Have you ever embarassed the heck out of your parents or have your kids embarassed the heck out of you.
I can't believe I am telling you all this but oh well you already know I lived in a car LOL
So when I was little I got into the tissue box. I was having fun pulling out all the tissues till a found a prize at the bottom of the box! You know like in the cereal box! I was so excited but I could not get the wrapper open so I went outside to get my neighbor (a 17 yr old boy) I was like 7 well before I got to him I got it open and it was a balloon!!! I was so excited I ran up to hiom and asked him to blow it up. Then my mom came running after me. I was like look mom I found a balloon!!!!! She took the balloon said sorry to the the boy and took me home. I never understood till years ago when she told me it was a condom!
I was a pretty good child. I did have Ruthie embarrass the heck out of me once or twice. One includes a talkative little girl, a really bad stomach ache, and a nice big crowded public bathroom! Do you understand????
ETA- Guess you found their stash huh?
I thought I would tell you one about my brother. Can you tell I bored.
Well my mom is mexican but my dad is german. So half of us look like me and the other half have red hair and freckles. Everyone thinks we were two familys but no just one. Well my brother is a red head very white skin. We were at at store and my brother wanted a toy well my mom said no so my brother yells at the top of his lungs SHE'S NOT MY MOM! I was little so I don't remember all of it but I do remember my mom pulling out her wallet to some store people. Oh my poor mom LOL
OH Tia, your poor mom.
I honestly can't remember any stories, but I am sure I embarrassed my parents on more than one occasion.
Patrick so far has not embarrassed me, in public, but I will tell you guys this story, because if you have kids who have been through potty training you will understand.
I was sitting on the toilet doing my business and he was sitting on his.
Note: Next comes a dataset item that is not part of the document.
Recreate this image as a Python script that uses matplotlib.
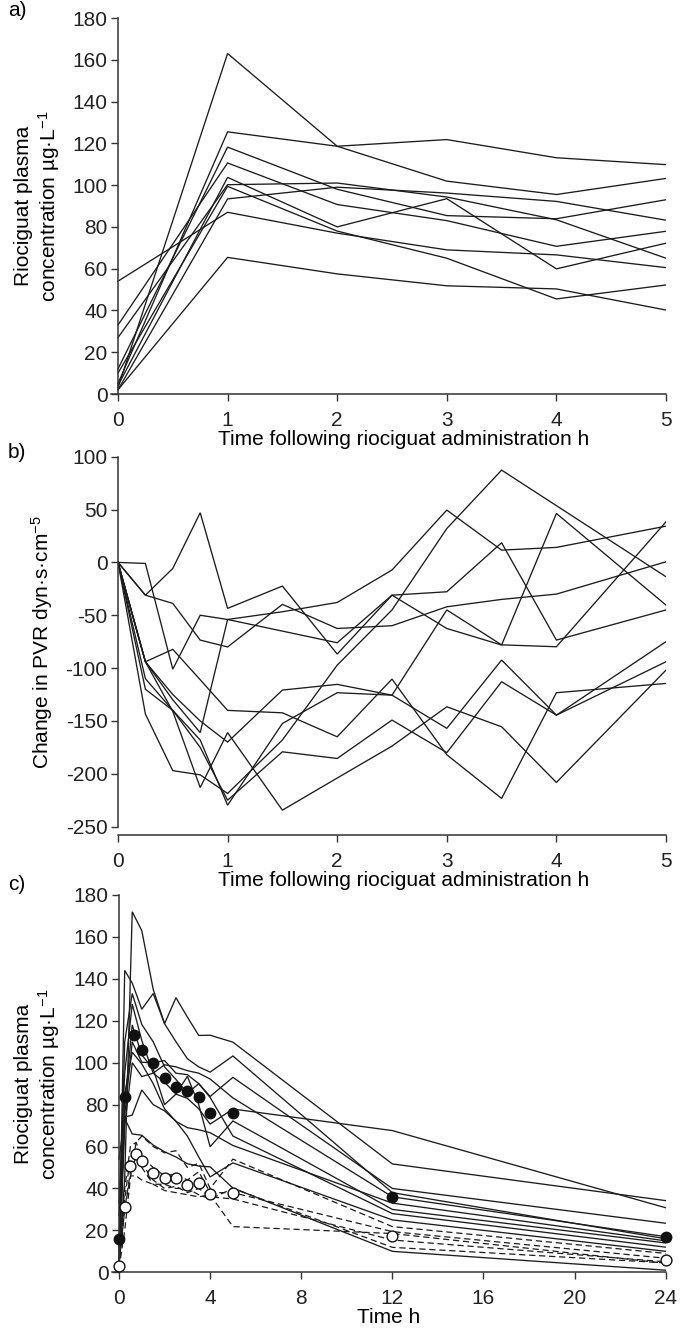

Well he didn't go so he stood up as I was standing up. He looks in the our toilet and says "Mommy go pee pee in the potty. Good Job Mommy"
Bathrooms seem to be the common issue here. While at Target the other day I had to stop and pee. It was pretty busy and TJ of course has to start a running commentary. " Mommy go potty. No big brown in pants. Mommy, that your peepee? Mommy little peepee. Ewww! Yuck! Nasty! Wash hands mommy. I help you." You could hear the snickers.
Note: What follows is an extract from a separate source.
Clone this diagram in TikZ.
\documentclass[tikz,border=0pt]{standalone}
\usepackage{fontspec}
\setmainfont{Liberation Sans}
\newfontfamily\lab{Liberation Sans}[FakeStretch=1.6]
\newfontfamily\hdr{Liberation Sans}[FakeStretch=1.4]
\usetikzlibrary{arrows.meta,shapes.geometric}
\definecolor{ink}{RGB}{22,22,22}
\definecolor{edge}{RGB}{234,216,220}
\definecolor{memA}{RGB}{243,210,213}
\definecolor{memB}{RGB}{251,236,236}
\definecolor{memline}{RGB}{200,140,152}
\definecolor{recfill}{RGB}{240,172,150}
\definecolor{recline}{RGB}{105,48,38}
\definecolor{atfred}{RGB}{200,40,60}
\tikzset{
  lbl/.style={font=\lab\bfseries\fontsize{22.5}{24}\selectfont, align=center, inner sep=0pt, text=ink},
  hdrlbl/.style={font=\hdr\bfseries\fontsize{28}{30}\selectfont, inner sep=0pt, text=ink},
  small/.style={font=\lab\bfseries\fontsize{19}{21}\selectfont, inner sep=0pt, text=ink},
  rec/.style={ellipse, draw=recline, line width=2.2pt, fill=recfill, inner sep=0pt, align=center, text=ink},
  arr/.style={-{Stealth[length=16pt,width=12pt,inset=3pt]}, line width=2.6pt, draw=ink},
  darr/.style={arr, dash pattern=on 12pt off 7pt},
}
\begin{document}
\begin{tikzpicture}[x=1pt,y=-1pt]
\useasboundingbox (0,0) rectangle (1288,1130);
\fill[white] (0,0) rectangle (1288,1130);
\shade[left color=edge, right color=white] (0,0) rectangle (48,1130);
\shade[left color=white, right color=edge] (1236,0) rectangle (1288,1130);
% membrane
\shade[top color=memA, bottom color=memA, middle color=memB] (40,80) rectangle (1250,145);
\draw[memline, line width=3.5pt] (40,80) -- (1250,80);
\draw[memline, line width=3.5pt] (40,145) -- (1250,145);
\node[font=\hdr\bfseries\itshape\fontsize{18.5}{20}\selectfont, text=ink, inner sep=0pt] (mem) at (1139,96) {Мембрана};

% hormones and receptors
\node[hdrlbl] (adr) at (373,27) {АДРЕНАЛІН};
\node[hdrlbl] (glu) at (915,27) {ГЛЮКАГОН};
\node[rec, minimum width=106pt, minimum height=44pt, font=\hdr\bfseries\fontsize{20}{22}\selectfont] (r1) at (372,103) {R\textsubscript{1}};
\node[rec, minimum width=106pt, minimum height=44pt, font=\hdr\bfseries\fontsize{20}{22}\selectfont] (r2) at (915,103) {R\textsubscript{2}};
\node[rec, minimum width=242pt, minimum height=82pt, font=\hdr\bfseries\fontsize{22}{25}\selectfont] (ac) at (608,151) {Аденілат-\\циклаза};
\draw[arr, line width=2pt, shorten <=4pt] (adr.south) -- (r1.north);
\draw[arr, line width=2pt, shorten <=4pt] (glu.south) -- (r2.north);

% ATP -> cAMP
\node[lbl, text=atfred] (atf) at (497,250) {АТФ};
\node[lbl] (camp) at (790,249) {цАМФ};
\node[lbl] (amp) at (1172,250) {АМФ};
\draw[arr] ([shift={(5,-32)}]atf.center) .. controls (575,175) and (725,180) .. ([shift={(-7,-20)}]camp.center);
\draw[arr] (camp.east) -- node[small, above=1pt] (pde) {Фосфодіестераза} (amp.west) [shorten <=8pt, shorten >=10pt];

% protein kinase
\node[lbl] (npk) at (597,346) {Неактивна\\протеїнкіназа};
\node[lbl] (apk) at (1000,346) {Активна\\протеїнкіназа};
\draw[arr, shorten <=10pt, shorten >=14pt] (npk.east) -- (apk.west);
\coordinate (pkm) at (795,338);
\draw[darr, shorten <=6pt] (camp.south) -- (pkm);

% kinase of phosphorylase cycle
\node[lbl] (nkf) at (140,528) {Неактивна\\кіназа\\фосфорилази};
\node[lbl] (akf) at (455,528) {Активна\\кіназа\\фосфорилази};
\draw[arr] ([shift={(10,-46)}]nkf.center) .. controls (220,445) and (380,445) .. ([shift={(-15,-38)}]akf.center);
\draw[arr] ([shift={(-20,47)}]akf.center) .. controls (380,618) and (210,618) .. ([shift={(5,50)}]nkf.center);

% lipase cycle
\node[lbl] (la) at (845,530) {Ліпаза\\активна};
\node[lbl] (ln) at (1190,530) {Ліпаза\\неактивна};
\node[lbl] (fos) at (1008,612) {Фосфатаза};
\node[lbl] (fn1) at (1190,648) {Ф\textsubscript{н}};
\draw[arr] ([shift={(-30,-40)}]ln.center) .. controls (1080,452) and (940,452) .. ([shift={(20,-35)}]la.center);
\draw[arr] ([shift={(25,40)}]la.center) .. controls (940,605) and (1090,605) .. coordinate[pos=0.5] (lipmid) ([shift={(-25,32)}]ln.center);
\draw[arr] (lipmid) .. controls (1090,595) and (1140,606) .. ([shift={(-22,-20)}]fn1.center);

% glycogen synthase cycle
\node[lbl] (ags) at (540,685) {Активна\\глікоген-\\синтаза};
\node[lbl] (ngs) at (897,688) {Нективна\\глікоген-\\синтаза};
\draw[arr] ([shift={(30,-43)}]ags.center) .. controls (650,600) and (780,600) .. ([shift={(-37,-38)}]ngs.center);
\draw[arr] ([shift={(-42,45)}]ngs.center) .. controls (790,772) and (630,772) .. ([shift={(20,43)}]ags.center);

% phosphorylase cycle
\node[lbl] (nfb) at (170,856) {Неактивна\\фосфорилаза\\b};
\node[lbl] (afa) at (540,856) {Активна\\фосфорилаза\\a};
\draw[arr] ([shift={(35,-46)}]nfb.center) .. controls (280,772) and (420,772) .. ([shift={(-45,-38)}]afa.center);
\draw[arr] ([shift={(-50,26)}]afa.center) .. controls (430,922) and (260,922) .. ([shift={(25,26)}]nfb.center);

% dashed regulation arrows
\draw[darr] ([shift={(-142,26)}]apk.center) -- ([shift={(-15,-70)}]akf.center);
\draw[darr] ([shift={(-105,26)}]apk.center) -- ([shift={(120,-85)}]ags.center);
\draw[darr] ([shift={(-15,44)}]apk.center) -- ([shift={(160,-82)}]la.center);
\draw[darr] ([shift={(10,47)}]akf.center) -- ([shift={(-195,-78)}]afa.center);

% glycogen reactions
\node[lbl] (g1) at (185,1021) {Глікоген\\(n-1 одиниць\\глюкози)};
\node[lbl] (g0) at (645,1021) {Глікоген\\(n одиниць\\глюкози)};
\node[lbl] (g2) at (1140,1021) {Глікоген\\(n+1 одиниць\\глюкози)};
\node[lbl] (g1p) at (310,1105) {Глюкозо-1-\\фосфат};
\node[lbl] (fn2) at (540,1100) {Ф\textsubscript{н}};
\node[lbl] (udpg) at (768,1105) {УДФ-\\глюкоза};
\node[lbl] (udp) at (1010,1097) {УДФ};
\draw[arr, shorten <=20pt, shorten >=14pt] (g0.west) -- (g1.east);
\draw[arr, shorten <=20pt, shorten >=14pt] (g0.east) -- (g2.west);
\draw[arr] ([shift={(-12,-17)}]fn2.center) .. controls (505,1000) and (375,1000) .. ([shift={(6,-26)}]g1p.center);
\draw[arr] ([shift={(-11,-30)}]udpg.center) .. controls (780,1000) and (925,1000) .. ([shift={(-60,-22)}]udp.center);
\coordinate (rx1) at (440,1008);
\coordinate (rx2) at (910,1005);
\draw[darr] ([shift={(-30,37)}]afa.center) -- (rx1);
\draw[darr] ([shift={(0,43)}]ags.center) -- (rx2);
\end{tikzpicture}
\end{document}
Those are too funny! I can't think of anything in public, but my mom always tells this story and it's cute - My sister and I were sitting at the table talking one day, I was about 5 and my sister was 7 ... my sister said to me that she heard that Santa Claus didn't exist, and neither did the Easter bunny - and did I know that the tooth fairy was really mom and dad? I apparently looked at her with disgust and said "Well I KNOW that's not true! Mom and dad are too cheap to pay us for our teeth, so there MUST be a tooth fairy" ... hehehe
This loses translation without "the voice"... but my brother and I liked to roam Walgreens. My brother would walk up to people and get very close to them and start talking with a weird inflection... "Hi. My name's Bob. Would you be my friend? Etc." I'd then run up and apologize and then chide "Bob" that mom said the nice medicine men were almost ready with his happy pills.
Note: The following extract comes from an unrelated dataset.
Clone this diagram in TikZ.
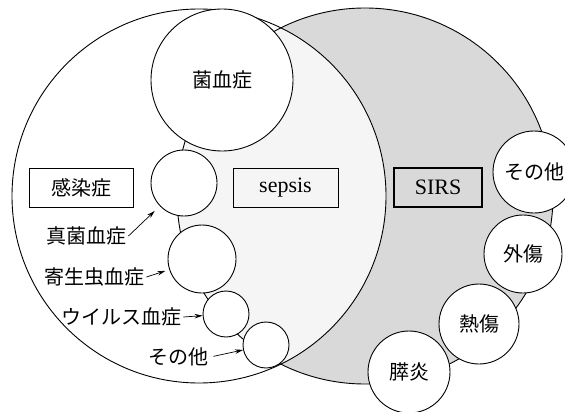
\documentclass[tikz,border=0pt]{standalone}
\usepackage{fontspec}
\setmainfont{Liberation Serif}
\newfontfamily\jp{Noto Sans CJK JP}
\usetikzlibrary{arrows.meta}
\begin{document}
\begin{tikzpicture}[x=1pt,y=-1pt,line width=0.9pt,
  smallc/.style={circle,draw,fill=white,inner sep=0pt,font=\jp\fontsize{20}{20}\selectfont},
  boxn/.style={draw,line width=0.8pt,minimum height=39pt,inner sep=0pt},
  lab/.style={inner sep=2pt,font=\jp\fontsize{20}{20}\selectfont},
  arr/.style={line width=0.7pt,-{Stealth[length=8pt,width=4.5pt]}}]
\useasboundingbox (0,0) rectangle (565,412);
\clip (0,0) rectangle (565,412);
% SIRS and sepsis areas
\fill[black!15] (365,196) circle[radius=188pt];
\begin{scope}
  \clip (199,196) circle[radius=187pt];
  \fill[black!4] (365,196) circle[radius=188pt];
\end{scope}
\draw (199,196) circle[radius=187pt];
\draw (365,196) circle[radius=188pt];
% chain of circles on the left
\node[smallc,minimum size=142pt] (kin) at (222,80) {菌血症};
\node[smallc,minimum size=66pt] (shinkin) at (184,183) {};
\node[smallc,minimum size=68pt] (kisei) at (202,259) {};
\node[smallc,minimum size=46pt] (virus) at (226,314) {};
\node[smallc,minimum size=46pt] (sonotaL) at (266,345) {};
% circles on the right
\node[smallc,minimum size=82pt] (sonotaR) at (534,172) {その他};
\node[smallc,minimum size=78pt] (gaisho) at (523,254) {外傷};
\node[smallc,minimum size=80pt] (nessho) at (479,324) {熱傷};
\node[smallc,minimum size=82pt] (suien) at (409,372) {膵炎};
% boxes
\node[boxn,minimum width=104pt,font=\jp\fontsize{20}{20}\selectfont] (kansen) at (81,187.5) {感染症};
\node[boxn,minimum width=105pt,font=\fontsize{22}{22}\selectfont] (sepsis) at (285.5,187.5) {sepsis};
\node[boxn,line width=1.2pt,minimum width=88pt,font=\fontsize{22}{22}\selectfont] (sirs) at (438,187.5) {SIRS};
% labels
\node[lab] (l1) at (86,236) {真菌血症};
\node[lab] (l2) at (94,277) {寄生虫血症};
\node[lab] (l3) at (121,317) {ウイルス血症};
\node[lab] (l4) at (178,357) {その他};
\draw[arr,shorten >=7pt] (l1.east) -- (shinkin);
\draw[arr,shorten >=4pt] (l2.east) -- (kisei);
\draw[arr] (l3.east) -- (virus);
\draw[arr,shorten <=3pt] (l4.east) -- (sonotaL);
\end{tikzpicture}
\end{document}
He also liked to kick bumpers as people were backing out and then yell like he was hit by a car. He'd then laugh and laugh and mom would turn purple and drag him to the car vowing to kill him.
I'm not sure I remember ever embarrassing my parents. I was TERRIBLY shy as a young child and never spoke out in stores or at church, or anywhere. So, if anything I embarrassed them for not talking. My 2nd grade teacher called my parents to conference with her b/c she was scared I was mute!! Ha!!! I outgrew that! I talk all the time and have even done some public talks about adoption!